PERTH (miningweekly.com) – The Australian mining sector had a significant role to play if the country’s ambitions to become a world leader in the hydrogen space were to be met, strategy consultants Accenture said.
“The hydrogen economy has some huge obstacles to overcome before it becomes mainstream, but the unique attributes of the Australian mining industry make it a logical first mover in the space,” Accenture mining industry lead David Burns told Mining Weekly Online.
“In addition to its economic potential, the mining sector has the capacity, expertise and experience to take on the challenge. Essentially, miners know how to safely manage large standardised equipment fleets at remote off-grid operations that house on-site fuel, energy and chemical storage infrastructure, all invaluable skills, when managing a hydrogen-powered mine and haulage fleet.
“The Australian mining sector, perhaps more so than any other, has been no stranger to change, leading the world in technological transformation. It’s a trend that’s perpetuating, with miners already devoting time, money and expertise to developing hydrogen. The success of these efforts will position the mining industry as the catalyst that kick-starts the hydrogen economy – not just in Australia but the world.”

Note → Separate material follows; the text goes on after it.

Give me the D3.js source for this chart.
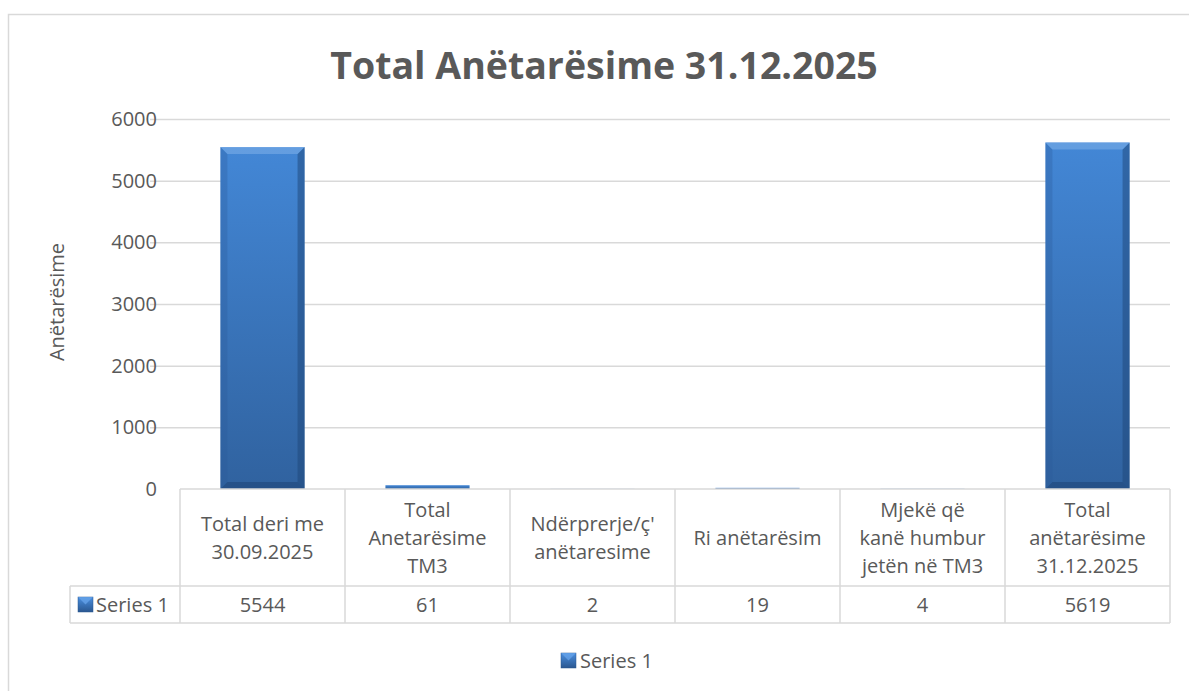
<!DOCTYPE html>
<html>
<head>
<meta charset="utf-8">
<script src="https://cdn.jsdelivr.net/npm/d3@7"></script>
<style>
  body { margin: 0; background: #fff; }
  text { font-family: "Open Sans", "Noto Sans", sans-serif; fill: #595959; }
</style>
</head>
<body>
<div id="chart"></div>
<script>
// data
var categories = [
  ["Total deri me", "30.09.2025"],
  ["Total", "Anetarësime", "TM3"],
  ["Ndërprerje/ç'", "anëtaresime"],
  ["Ri anëtarësim"],
  ["Mjekë që", "kanë humbur", "jetën në TM3"],
  ["Total", "anëtarësime", "31.12.2025"]
];
var seriesName = "Series 1";
var values = [5544, 61, 2, 19, 4, 5619];
var yTicks = [0, 1000, 2000, 3000, 4000, 5000, 6000];
var title = "Total Anëtarësime 31.12.2025";
var yLabel = "Anëtarësime";

var W = 1189, H = 691;
var plot = { left: 180, right: 1170, top: 119, bottom: 489 };
var fs = "20px";

var svg = d3.select("#chart").append("svg")
  .attr("width", W).attr("height", H);

// gradients for the bevelled bars
var defs = svg.append("defs");
var g1 = defs.append("linearGradient").attr("id", "barFill")
  .attr("x1", 0).attr("y1", 0).attr("x2", 0).attr("y2", 1);
g1.append("stop").attr("offset", "0%").attr("stop-color", "#4387d6");
g1.append("stop").attr("offset", "100%").attr("stop-color", "#30629f");
var g2 = defs.append("linearGradient").attr("id", "iconFill")
  .attr("x1", 0).attr("y1", 0).attr("x2", 0).attr("y2", 1);
g2.append("stop").attr("offset", "0%").attr("stop-color", "#4a8fe0");
g2.append("stop").attr("offset", "100%").attr("stop-color", "#2a5790");

// outer frame
svg.append("rect")
  .attr("x", 8.5).attr("y", 14.5).attr("width", W + 10).attr("height", H + 10)
  .attr("fill", "none").attr("stroke", "#d9d9d9").attr("stroke-width", 1.5);

// title
svg.append("text")
  .attr("x", 604).attr("y", 79)
  .attr("text-anchor", "middle")
  .style("font-size", "37.5px").style("font-weight", "bold")
  .text(title);

var x = d3.scaleBand()
  .domain(d3.range(categories.length))
  .range([plot.left, plot.right])
  .paddingInner(0.49).paddingOuter(0.245);

var y = d3.scaleLinear()
  .domain([0, 6000])
  .range([plot.bottom, plot.top]);

// gridlines
svg.append("g")
  .selectAll("line")
  .data(yTicks.filter(function (d) { return d > 0; }))
  .enter().append("line")
  .attr("x1", plot.left - 30).attr("x2", plot.right)
  .attr("y1", function (d) { return y(d) + 0.5; })
  .attr("y2", function (d) { return y(d) + 0.5; })
  .attr("stroke", "#d9d9d9").attr("stroke-width", 1.5);

// y axis labels
var yAxis = d3.axisLeft(y).tickValues(yTicks).tickFormat(d3.format("d")).tickSize(0).tickPadding(0);
var ya = svg.append("g")
  .attr("transform", "translate(157,0)")
  .call(yAxis);
ya.select(".domain").remove();
ya.selectAll("text")
  .style("font-size", fs).style("font-family", null)
  .attr("fill", null);

// y axis title
svg.append("text")
  .attr("transform", "translate(64,302) rotate(-90)")
  .attr("text-anchor", "middle")
  .style("font-size", fs)
  .text(yLabel);

// bars
var bev = 7;
var bars = svg.append("g").selectAll("g")
  .data(values)
  .enter().append("g");

bars.append("rect")
  .attr("x", function (d, i) { return x(i); })
  .attr("y", function (d) { return y(d); })
  .attr("width", x.bandwidth())
  .attr("height", function (d) { return plot.bottom - y(d); })
  .attr("fill", "url(#barFill)");

// bevel: left/right dark strips and top light strip
bars.each(function (d, i) {
    if (plot.bottom - y(d) <= 2 * bev) return;
    var g = d3.select(this);
    var x0 = x(i), x1 = x0 + x.bandwidth(), y0 = y(d), y1 = plot.bottom;
    g.append("path")
      .attr("d", "M" + x0 + "," + y0 + "L" + (x0 + bev) + "," + (y0 + bev) + "L" + (x0 + bev) + "," + (y1 - bev) + "L" + x0 + "," + y1 + "Z")
      .attr("fill", "#2a5a97").attr("opacity", 0.3);
    g.append("path")
      .attr("d", "M" + x1 + "," + y0 + "L" + (x1 - bev) + "," + (y0 + bev) + "L" + (x1 - bev) + "," + (y1 - bev) + "L" + x1 + "," + y1 + "Z")
      .attr("fill", "#1e4678").attr("opacity", 0.5);
    g.append("path")
      .attr("d", "M" + x0 + "," + y0 + "L" + x1 + "," + y0 + "L" + (x1 - bev) + "," + (y0 + bev) + "L" + (x0 + bev) + "," + (y0 + bev) + "Z")
      .attr("fill", "#7fb0ea").attr("opacity", 0.55);
    g.append("path")
      .attr("d", "M" + x0 + "," + y1 + "L" + x1 + "," + y1 + "L" + (x1 - bev) + "," + (y1 - bev) + "L" + (x0 + bev) + "," + (y1 - bev) + "Z")
      .attr("fill", "#1a3e6c").attr("opacity", 0.45);
  });

// data table
var colW = (plot.right - plot.left) / categories.length;
var rowTop = plot.bottom, rowMid = 586, rowBot = 623, labelLeft = 70;
var grid = svg.append("g").attr("stroke", "#d9d9d9").attr("stroke-width", 1.5).attr("fill", "none");
grid.append("line").attr("x1", plot.left).attr("x2", plot.right).attr("y1", rowTop).attr("y2", rowTop);
grid.append("line").attr("x1", labelLeft).attr("x2", plot.right).attr("y1", rowMid).attr("y2", rowMid);
grid.append("line").attr("x1", labelLeft).attr("x2", plot.right).attr("y1", rowBot).attr("y2", rowBot);
grid.append("line").attr("x1", labelLeft).attr("x2", labelLeft).attr("y1", rowMid).attr("y2", rowBot);
d3.range(categories.length + 1).forEach(function (i) {
  grid.append("line")
    .attr("x1", plot.left + i * colW).attr("x2", plot.left + i * colW)
    .attr("y1", rowTop).attr("y2", rowBot);
});

// category labels
var lineH = 28;
svg.append("g").selectAll("text")
  .data(categories)
  .enter().append("text")
  .attr("text-anchor", "middle")
  .style("font-size", fs)
  .each(function (lines, i) {
    var cy = (rowTop + rowMid) / 2 + 7 - (lines.length - 1) * lineH / 2;
    var t = d3.select(this);
    lines.forEach(function (s, k) {
      t.append("tspan")
        .attr("x", plot.left + (i + 0.5) * colW)
        .attr("y", cy + k * lineH)
        .text(s);
    });
  });

// values row
svg.append("g").selectAll("text")
  .data(values)
  .enter().append("text")
  .attr("x", function (d, i) { return plot.left + (i + 0.5) * colW; })
  .attr("y", (rowMid + rowBot) / 2 + 7)
  .attr("text-anchor", "middle")
  .style("font-size", fs)
  .text(function (d) { return d; });

// series key in table
function legendIcon(gx, gy) {
  svg.append("rect").attr("x", gx).attr("y", gy).attr("width", 15).attr("height", 15)
    .attr("fill", "url(#iconFill)").attr("stroke", "#2a5790").attr("stroke-width", 0.5);
  svg.append("path")
    .attr("d", "M" + gx + "," + gy + "L" + (gx + 15) + "," + gy + "L" + (gx + 7.5) + "," + (gy + 7.5) + "Z")
    .attr("fill", "#6aa6ec").attr("opacity", 0.7);
}
legendIcon(78, 597);
svg.append("text")
  .attr("x", 96).attr("y", (rowMid + rowBot) / 2 + 7)
  .style("font-size", fs)
  .text(seriesName);

// bottom legend
legendIcon(561, 653);
svg.append("text")
  .attr("x", 580).attr("y", 668)
  .style("font-size", fs)
  .text(seriesName);
</script>
</body>
</html>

Australia’s emerging hydrogen industry has the potential to generate 7 600 new jobs by 2050, with exports estimated to be worth around A$11-billion a year in additional gross domestic product, federal Energy and Emissions Reduction Minister Angus Taylor has previously said.
The government has committed more than A$570-million to back the development of an Australian hydrogen industry, which will include a A$70-million competitive programme to develop Australia’s first major hydrogen export hub.
Taylor has previously stated that the country was targeting the production of hydrogen for under A$2/kg, marking the point at which hydrogen becomes competitive as an energy source for industry, power and heat generation.
Burns told Mining Weekly Online that the Australian mining industry would not only be pivotal in developing the hydrogen sector, but would also benefit from the establishment of such an industry.
“The mining sector, like many other sectors, is now devoting significant resources to reducing its carbon footprint. Many miners now see hydrogen as a valid, albeit less conventional, means to achieve this.
“Beyond the obvious environmental benefits, hydrogen is a potential game-changer for costs. First and foremost is the industry’s exposure to relatively high costs of power and fuel compared to the rest of the economy, a function of its relative isolation.
“More remote mining operations are switching to renewable energy as the economics become more compelling. With hydrogen gaining momentum as an alternative to fossil fuel, these mine sites may ultimately devote their renewable energy resources towards hydrogen production,” Burns said.
“Given the synergy that the mining industry has to hydrogen production, this would be a relatively seamless evolution.”
Burns believes that Australia, with its enormous renewable resources and renewable infrastructure that already produces an excess of clean energy to use, is well-placed to become one of the lowest-cost hydrogen producers in the world.
“The greatest challenge to becoming an exporter of hydrogen is transport. Despite hydrogen’s superior energy density (by weight), the cost of compression or liquefaction, then shipping to offshore markets is currently prohibitively expensive. Pipelines are currently only a partial solution. Hydrogen can be blended into natural gas pipelines but only in small proportions (less than 10%).
“But like everything in technology, innovation is leading to change. There is significant research and development going into cost-effective ways of converting hydrogen into ammonia by adding nitrogen from the air.
“Ammonia is far easier and more cost effective to transport than hydrogen and would convert to clean water and inert nitrogen gas in a fuel cell. In addition, leak-proof pipelines may ultimately be the long-term export mechanism for hydrogen – the small molecule size of hydrogen makes it a leaky but very fast mover, meaning narrower, and therefore cheaper, pipelines may be feasible.
“Should the transport nut be cracked, Australia is in pole-position to become the energy source of the hydrogen economy,” Burns said.